# OBJECTIVE
Quote from the first line below through the line that contains "(0,0) rectangle (578,398);", both included, and leave the pictures out.

# DATA EXTRACT
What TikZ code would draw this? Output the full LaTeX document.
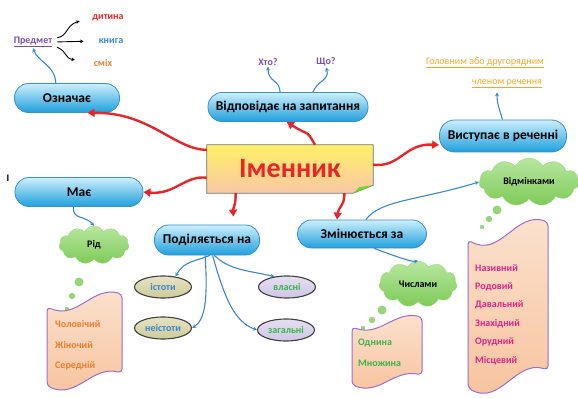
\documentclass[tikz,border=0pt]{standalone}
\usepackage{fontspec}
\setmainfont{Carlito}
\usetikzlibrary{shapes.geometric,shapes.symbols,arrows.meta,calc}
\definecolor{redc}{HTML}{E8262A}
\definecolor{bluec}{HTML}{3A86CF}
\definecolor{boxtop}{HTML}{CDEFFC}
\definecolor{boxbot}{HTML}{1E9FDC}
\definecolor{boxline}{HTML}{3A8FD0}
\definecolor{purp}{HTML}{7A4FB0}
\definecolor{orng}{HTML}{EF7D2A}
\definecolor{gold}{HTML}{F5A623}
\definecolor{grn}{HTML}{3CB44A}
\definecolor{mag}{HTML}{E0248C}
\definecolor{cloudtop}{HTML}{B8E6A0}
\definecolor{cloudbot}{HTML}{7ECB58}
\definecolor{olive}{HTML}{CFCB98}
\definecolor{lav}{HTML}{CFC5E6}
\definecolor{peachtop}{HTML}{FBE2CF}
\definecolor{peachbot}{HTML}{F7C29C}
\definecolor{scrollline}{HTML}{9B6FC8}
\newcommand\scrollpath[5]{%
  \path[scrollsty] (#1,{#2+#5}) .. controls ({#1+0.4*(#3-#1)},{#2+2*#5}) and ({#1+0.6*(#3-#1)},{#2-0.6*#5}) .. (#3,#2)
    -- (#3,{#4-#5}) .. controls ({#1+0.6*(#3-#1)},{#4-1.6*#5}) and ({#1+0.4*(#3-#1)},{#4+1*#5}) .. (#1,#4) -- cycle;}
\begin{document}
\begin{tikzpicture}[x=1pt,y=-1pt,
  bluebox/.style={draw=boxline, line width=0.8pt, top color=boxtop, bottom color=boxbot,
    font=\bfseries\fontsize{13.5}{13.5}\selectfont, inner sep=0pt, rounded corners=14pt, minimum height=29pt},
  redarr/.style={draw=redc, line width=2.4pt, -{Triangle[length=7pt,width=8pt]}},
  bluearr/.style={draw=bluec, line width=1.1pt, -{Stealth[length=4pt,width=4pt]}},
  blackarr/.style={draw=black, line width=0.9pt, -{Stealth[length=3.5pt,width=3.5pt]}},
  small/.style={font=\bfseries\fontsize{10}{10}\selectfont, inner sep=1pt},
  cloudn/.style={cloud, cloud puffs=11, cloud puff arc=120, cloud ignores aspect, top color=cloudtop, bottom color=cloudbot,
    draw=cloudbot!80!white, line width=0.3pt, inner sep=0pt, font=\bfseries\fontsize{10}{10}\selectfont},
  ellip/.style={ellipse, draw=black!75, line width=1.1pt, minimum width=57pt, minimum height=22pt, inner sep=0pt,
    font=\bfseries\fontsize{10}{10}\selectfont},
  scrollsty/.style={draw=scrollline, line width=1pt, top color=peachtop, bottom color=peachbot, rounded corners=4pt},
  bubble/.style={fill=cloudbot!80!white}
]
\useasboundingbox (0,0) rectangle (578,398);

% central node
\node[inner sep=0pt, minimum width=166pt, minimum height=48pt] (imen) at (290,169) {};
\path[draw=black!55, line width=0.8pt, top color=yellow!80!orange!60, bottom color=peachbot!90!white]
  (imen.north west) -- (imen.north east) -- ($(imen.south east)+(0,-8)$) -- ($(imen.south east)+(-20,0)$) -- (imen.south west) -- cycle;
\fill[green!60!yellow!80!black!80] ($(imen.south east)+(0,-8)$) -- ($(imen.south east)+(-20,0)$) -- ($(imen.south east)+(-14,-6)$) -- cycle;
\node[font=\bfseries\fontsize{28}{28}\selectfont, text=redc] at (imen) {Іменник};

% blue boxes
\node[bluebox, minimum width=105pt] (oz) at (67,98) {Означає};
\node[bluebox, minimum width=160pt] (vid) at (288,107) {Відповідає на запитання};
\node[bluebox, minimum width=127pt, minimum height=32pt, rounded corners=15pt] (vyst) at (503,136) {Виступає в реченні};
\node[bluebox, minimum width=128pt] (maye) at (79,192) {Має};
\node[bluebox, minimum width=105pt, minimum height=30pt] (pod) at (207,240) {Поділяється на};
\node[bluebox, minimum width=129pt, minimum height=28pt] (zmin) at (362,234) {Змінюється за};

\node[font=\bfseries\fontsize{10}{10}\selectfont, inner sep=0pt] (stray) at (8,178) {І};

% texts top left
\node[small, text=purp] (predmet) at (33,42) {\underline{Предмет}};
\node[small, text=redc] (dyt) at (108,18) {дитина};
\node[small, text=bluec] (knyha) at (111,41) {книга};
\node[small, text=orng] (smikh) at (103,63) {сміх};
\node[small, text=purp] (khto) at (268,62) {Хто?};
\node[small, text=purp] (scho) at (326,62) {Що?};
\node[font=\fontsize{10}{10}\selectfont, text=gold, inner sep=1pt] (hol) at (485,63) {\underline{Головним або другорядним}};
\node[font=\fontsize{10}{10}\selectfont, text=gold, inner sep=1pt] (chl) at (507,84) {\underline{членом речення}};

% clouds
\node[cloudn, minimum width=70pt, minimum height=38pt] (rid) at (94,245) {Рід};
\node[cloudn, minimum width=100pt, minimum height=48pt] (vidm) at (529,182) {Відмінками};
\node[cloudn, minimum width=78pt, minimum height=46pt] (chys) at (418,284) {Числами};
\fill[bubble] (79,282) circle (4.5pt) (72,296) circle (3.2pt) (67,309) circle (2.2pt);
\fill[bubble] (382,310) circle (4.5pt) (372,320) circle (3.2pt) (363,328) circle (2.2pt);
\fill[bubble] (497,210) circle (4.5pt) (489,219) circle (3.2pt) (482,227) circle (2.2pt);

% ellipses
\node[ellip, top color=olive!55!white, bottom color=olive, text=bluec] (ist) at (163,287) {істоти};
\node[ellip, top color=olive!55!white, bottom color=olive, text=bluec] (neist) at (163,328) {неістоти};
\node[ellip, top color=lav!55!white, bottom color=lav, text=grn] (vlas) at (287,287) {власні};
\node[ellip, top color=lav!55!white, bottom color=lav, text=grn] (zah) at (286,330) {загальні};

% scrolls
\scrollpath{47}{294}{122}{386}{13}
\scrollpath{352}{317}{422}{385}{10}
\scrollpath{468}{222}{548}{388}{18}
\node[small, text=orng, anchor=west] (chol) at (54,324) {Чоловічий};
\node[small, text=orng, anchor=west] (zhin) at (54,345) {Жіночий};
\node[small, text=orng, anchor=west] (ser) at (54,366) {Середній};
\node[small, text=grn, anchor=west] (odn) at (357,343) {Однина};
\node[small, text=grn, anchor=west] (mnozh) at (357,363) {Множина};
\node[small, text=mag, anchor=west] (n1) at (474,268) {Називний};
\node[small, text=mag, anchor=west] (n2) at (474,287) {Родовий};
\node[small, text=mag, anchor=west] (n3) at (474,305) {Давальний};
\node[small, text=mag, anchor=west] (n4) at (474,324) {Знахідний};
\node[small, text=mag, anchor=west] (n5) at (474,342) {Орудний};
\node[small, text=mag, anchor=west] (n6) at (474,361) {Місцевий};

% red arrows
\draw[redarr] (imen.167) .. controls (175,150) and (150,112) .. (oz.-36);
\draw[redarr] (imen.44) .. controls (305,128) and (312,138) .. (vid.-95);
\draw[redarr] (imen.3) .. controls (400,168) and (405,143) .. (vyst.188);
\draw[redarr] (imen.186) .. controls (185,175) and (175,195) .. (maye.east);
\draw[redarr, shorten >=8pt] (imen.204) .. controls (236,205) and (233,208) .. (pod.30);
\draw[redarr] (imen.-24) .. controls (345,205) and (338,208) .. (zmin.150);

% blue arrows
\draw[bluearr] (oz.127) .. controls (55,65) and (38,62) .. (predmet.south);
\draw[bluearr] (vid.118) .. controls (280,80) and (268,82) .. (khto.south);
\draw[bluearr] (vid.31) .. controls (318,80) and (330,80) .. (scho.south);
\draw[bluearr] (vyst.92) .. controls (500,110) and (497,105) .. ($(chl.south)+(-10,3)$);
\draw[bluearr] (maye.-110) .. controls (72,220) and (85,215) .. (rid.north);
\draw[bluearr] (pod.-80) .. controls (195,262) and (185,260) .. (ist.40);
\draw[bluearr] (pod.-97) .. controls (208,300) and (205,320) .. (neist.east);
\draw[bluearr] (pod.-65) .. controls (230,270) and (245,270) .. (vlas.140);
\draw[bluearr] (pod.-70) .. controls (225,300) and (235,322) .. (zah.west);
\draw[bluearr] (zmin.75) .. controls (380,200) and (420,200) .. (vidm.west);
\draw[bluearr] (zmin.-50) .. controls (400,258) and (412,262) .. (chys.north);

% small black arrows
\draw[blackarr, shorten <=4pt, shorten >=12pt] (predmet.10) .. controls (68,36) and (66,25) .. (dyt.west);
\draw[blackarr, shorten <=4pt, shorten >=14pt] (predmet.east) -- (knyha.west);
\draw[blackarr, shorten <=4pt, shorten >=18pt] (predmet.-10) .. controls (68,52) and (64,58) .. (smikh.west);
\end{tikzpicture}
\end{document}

# RESPONSE TO THIS TASK
What TikZ code would draw this? Output the full LaTeX document.
\documentclass[tikz,border=0pt]{standalone}
\usepackage{fontspec}
\setmainfont{Carlito}
\usetikzlibrary{shapes.geometric,shapes.symbols,arrows.meta,calc}
\definecolor{redc}{HTML}{E8262A}
\definecolor{bluec}{HTML}{3A86CF}
\definecolor{boxtop}{HTML}{CDEFFC}
\definecolor{boxbot}{HTML}{1E9FDC}
\definecolor{boxline}{HTML}{3A8FD0}
\definecolor{purp}{HTML}{7A4FB0}
\definecolor{orng}{HTML}{EF7D2A}
\definecolor{gold}{HTML}{F5A623}
\definecolor{grn}{HTML}{3CB44A}
\definecolor{mag}{HTML}{E0248C}
\definecolor{cloudtop}{HTML}{B8E6A0}
\definecolor{cloudbot}{HTML}{7ECB58}
\definecolor{olive}{HTML}{CFCB98}
\definecolor{lav}{HTML}{CFC5E6}
\definecolor{peachtop}{HTML}{FBE2CF}
\definecolor{peachbot}{HTML}{F7C29C}
\definecolor{scrollline}{HTML}{9B6FC8}
\newcommand\scrollpath[5]{%
  \path[scrollsty] (#1,{#2+#5}) .. controls ({#1+0.4*(#3-#1)},{#2+2*#5}) and ({#1+0.6*(#3-#1)},{#2-0.6*#5}) .. (#3,#2)
    -- (#3,{#4-#5}) .. controls ({#1+0.6*(#3-#1)},{#4-1.6*#5}) and ({#1+0.4*(#3-#1)},{#4+1*#5}) .. (#1,#4) -- cycle;}
\begin{document}
\begin{tikzpicture}[x=1pt,y=-1pt,
  bluebox/.style={draw=boxline, line width=0.8pt, top color=boxtop, bottom color=boxbot,
    font=\bfseries\fontsize{13.5}{13.5}\selectfont, inner sep=0pt, rounded corners=14pt, minimum height=29pt},
  redarr/.style={draw=redc, line width=2.4pt, -{Triangle[length=7pt,width=8pt]}},
  bluearr/.style={draw=bluec, line width=1.1pt, -{Stealth[length=4pt,width=4pt]}},
  blackarr/.style={draw=black, line width=0.9pt, -{Stealth[length=3.5pt,width=3.5pt]}},
  small/.style={font=\bfseries\fontsize{10}{10}\selectfont, inner sep=1pt},
  cloudn/.style={cloud, cloud puffs=11, cloud puff arc=120, cloud ignores aspect, top color=cloudtop, bottom color=cloudbot,
    draw=cloudbot!80!white, line width=0.3pt, inner sep=0pt, font=\bfseries\fontsize{10}{10}\selectfont},
  ellip/.style={ellipse, draw=black!75, line width=1.1pt, minimum width=57pt, minimum height=22pt, inner sep=0pt,
    font=\bfseries\fontsize{10}{10}\selectfont},
  scrollsty/.style={draw=scrollline, line width=1pt, top color=peachtop, bottom color=peachbot, rounded corners=4pt},
  bubble/.style={fill=cloudbot!80!white}
]
\useasboundingbox (0,0) rectangle (578,398);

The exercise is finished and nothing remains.